D.C. exodus to charters among highest in U.S.

A higher percentage of District children are flocking to charter schools than anywhere else in the nation except New Orleans, according to a new report.

Thirty-eight percent of D.C. Public Schools students are enrolled in public charter schools, putting the school district behind only New Orleans’s towering 61 percent.

The District’s 27,660 charter school students placed the system eighth among districts in terms of total enrollment for the 2009-2010 school year, down from sixth the previous year, the National Alliance for Public Charter Schools’ annual report found.
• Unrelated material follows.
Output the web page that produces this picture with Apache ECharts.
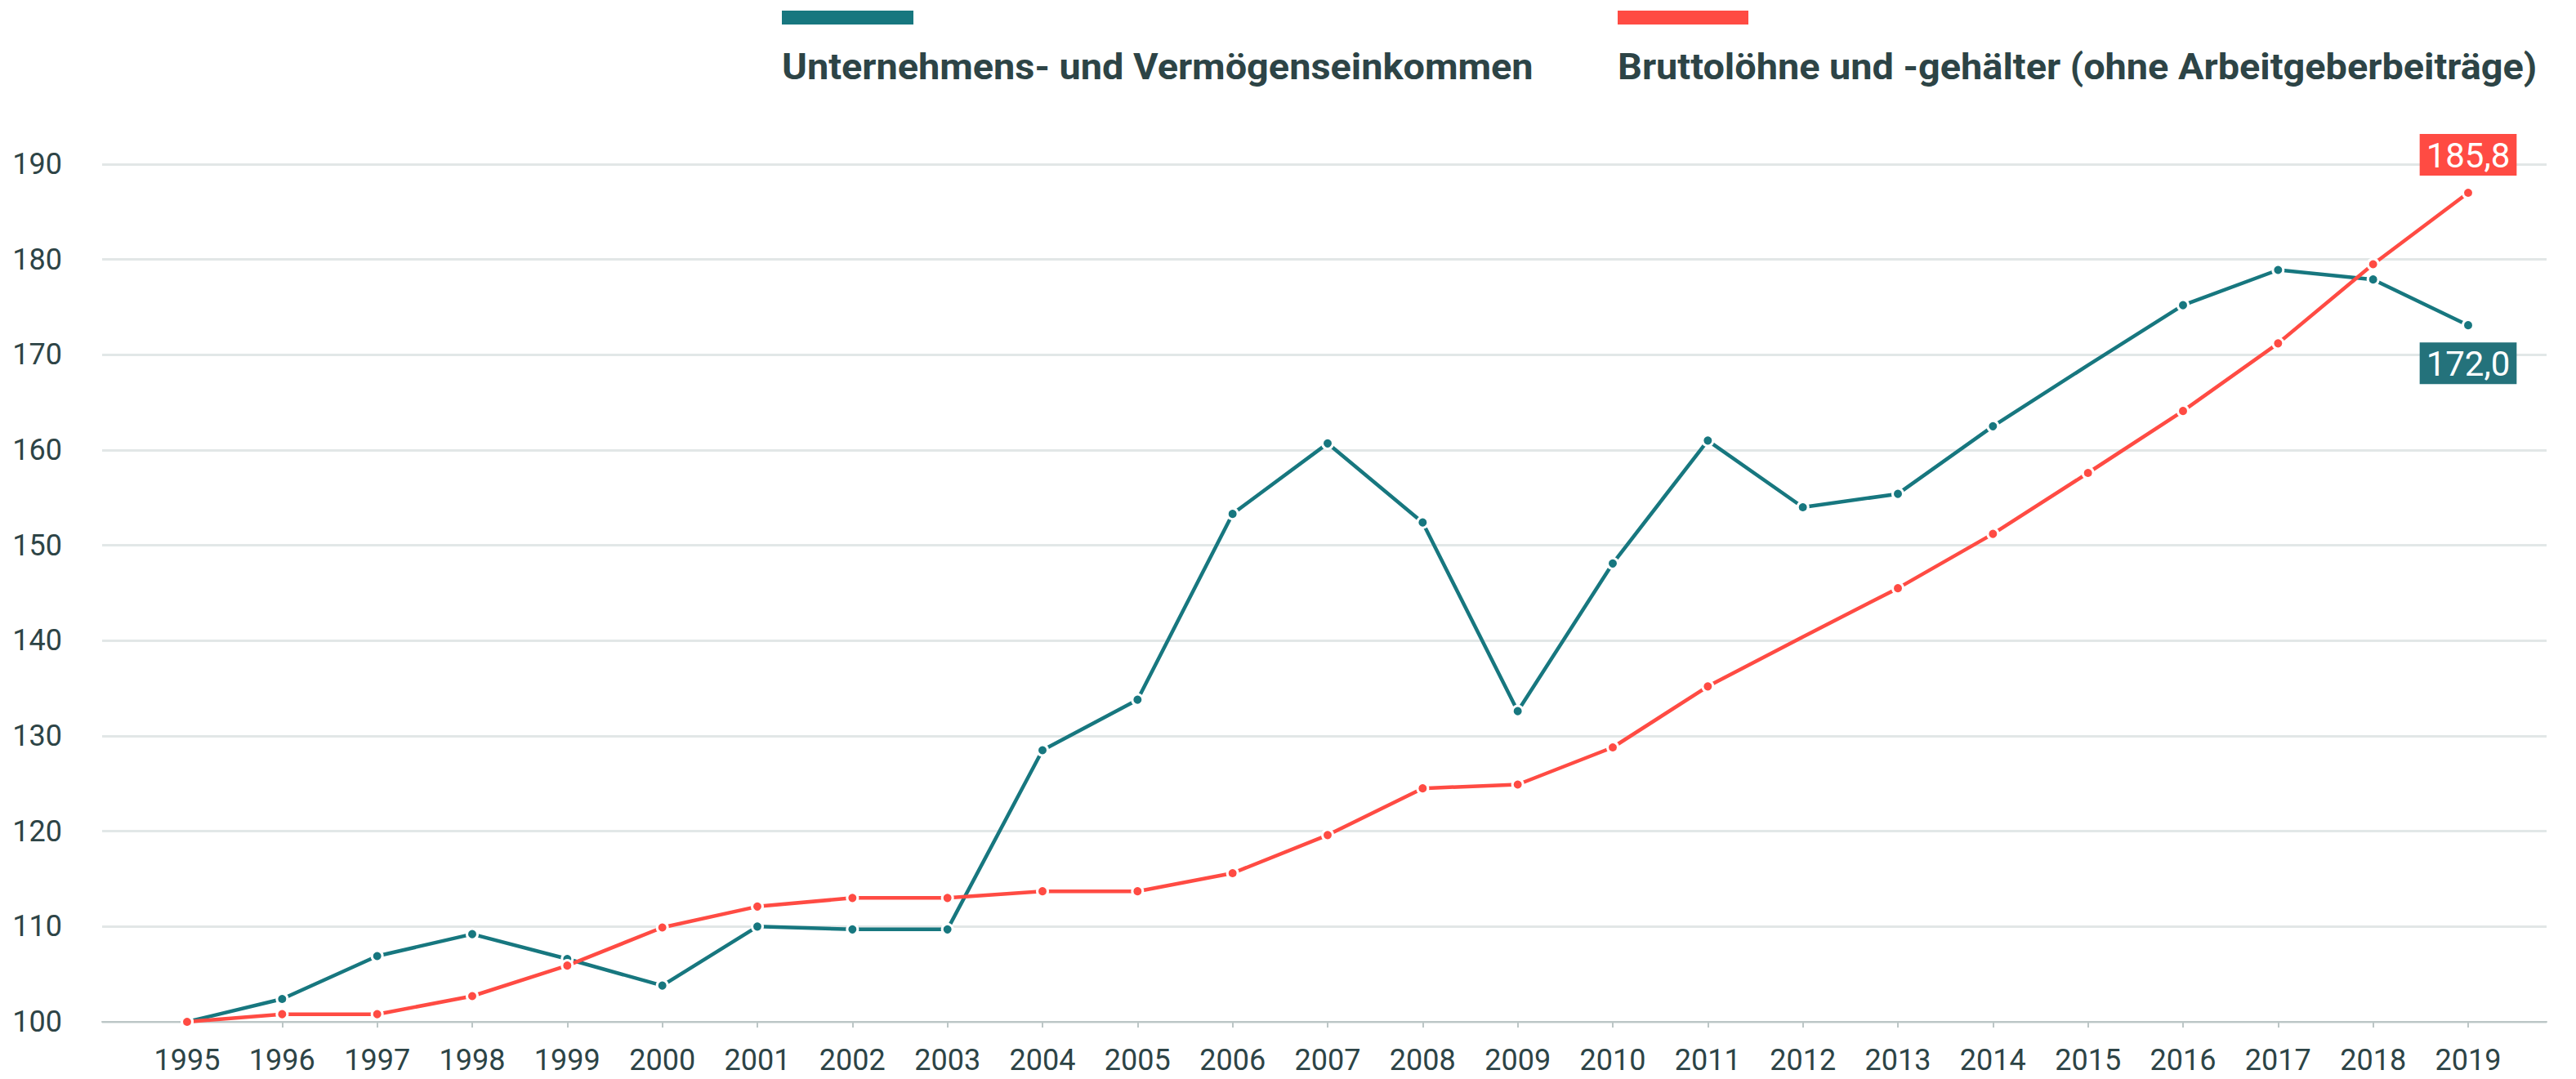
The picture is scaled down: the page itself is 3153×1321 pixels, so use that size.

Los Angeles topped the list with nearly 70,000 charter students, followed by Detroit and Houston.

This is the first year that four city school districts — New Orleans, D.C., Detroit and Kansas City, Mo. — saw at least one-third of public school students enrolled in charters.

“It tells us that there is a strong and continued demand for these innovative schools,” said Anna Nicotera, the report’s author and the research director for the National Alliance. “People want to be able to choose the best public school option for their child, and public charter schools are giving families that chance.”

The District has 52 public charter schools.

Erin Dillon, senior policy analyst for independent think tank Education Sector, said the District’s high charter participation is less about the charters and more about the other option: D.C. public schools.

“It’s a reflection of the poor performance of the District public schools historically,” Dillon said. “Parents interested in living in the city are desperate for options, so charter schools are a pretty natural fit.”

DCPS trumpeted its first enrollment increase in 39 years this school year with a bump of about 1.6 percent to 46,515, to be officially confirmed by auditors, and hailed as the fruit of Schools Chancellor Michelle Rhee’s reforms. A day later, the D.C. Public Charter School Board announced its unaudited enrollment increase of 7 percent over the last school year.

Graduation rates and test scores climbed during Rhee’s 3 1/2-year reign, but her blunt leadership style isolated angered the teachers union and many voters. She resigned last month after Mayor Adrian Fenty lost his bid for re-election.

Dillon predicted that charter school enrollment would remain high in the years ahead, but the growth may slow: “It’ll be a real test of what Michelle Rhee did and improvements made in the District as to whether or not [DCPS] can successfully compete with charter schools and get those kids back.”